Publik dikejutkan dengan temuan piutang Penerimaan Negara Bukan Pajak (PNBP) dari pelaku usaha pertambangan minerba yang nilainya mencapai Rp26,23 triliun Oktober, 2016 lalu. Besarnya piutang negara itu akibat belum terselesaikannya proses penyelesaian set-off piutang perusahaan Perjanjian Karya Pengusahaan Pertambangan Batubara (PKP2B) Generasi I pada kurun waktu tahun 2008 hingga 2012 sebesar 21 triliun rupiah. Sementara sisanya mayoritas berasal dari perusahaan Izin Usaha Pertambangan (IUP) hingga pemegang Kontrak Karya (KK) yang memang belum membayar kewajiban keuangan PNBP (iuran tetap dan royalti) dengan dalih anjloknya harga komoditas.

Kementerian Energi dan Sumber Daya Mineral baru-baru ini merilis data bahwa piutang pelaku usaha mengalami penurunan dengan total per Februari 2017 sebesar Rp 5,072 triliun. Piutang tersebut dikontribusikan dari berbagai jenis rezim perizinan, yaitu piutang dari ribuan pelaku usaha IUP sekitar Rp 3,949 triliun, PKP2B sekitar Rp 1,101 Triliun dan KK sekitar Rp 20,636 miliar (Investor Daily, 13 Maret 2017). Sementara piutang perusahaan PKP2B Generasi I sebesar Rp21 triliun sendiri dinyatakan telah selesai, namun tidak dibuka bagaimana mekanisme penyelesaiannya.

Perlu dicermati bahwa piutang Rp21 triliun tersebut berasal dari pelaku usaha yang menahan pembayaran Dana Hasil Penjualan Batubara (DHPB)/royalti akibat pembayaran PPN Masukan, pajak yang timbul di luar kontrak. Dengan kata lain, karena perusahaan tersebut telah membayar pajak di luar kontrak, pelaku usaha tidak mau membayar royalti, yang mana merupakan komponen Dana Bagi Hasil (DBH) yang akan dibagikan ke pemerintah daerah.

Jika piutang ini dinyatakan telah selesai, lantas apakah triliunan rupiah royalti akan dibagihasilkan ke daerah melalui skema DBH tahun ini? Atau ada mekanisme lain yang diimplementasikan.

Permasalahan piutang tidak melulu terkait dengan perusahaan PKP2B Generasi I, masih ada ribuan IUP juga sejumlah KK yang tak kunjung melunasi piutang. Koordinasi lintas kementerian serta pengiriman surat tagihan sudah dilakukan oleh Direktorat PNBP Minerba sebagai upaya penyelesaian piutang PNBP. Namun ketidakjelasan alamat serta kondisi IUP yang sudah dicabut menjadi penghambat utama upaya penyelesaian.

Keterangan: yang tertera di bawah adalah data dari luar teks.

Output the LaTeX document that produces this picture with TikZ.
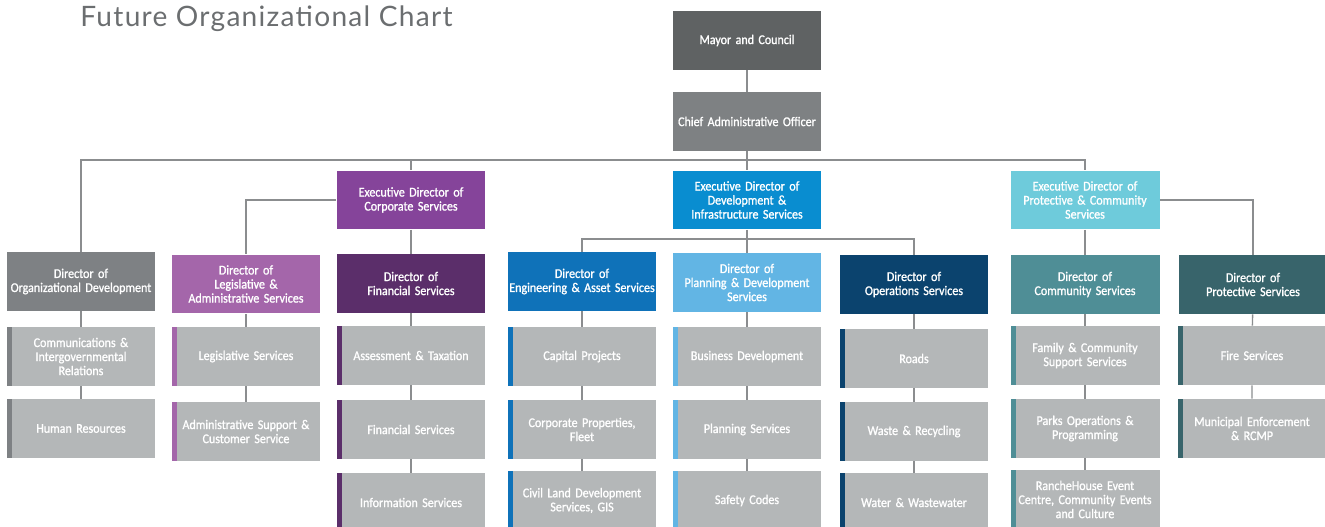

Tenggat waktu penyelesaian piutang kini telah diteken, yaitu pada 31 Maret 2017. Ultimatum telah diberikan, yang mana perusahaan yang belum menyelesaikan piutangnya hingga tenggat waktu tersebut, Direktorat Jenderal (Ditjen) Minerba tidak akan memberikan sertifikat CNC, Eksportir Terdaftar (ET), Surat Persetujuan Ekspor (SPE) dan izin syahbandar. Perbaikan sistem penerimaan minerba juga tengah diupayakan melalui pengembangan sistem E-PNBP yang bertujuan untuk mengawasan pembayaran kewajiban PNBP.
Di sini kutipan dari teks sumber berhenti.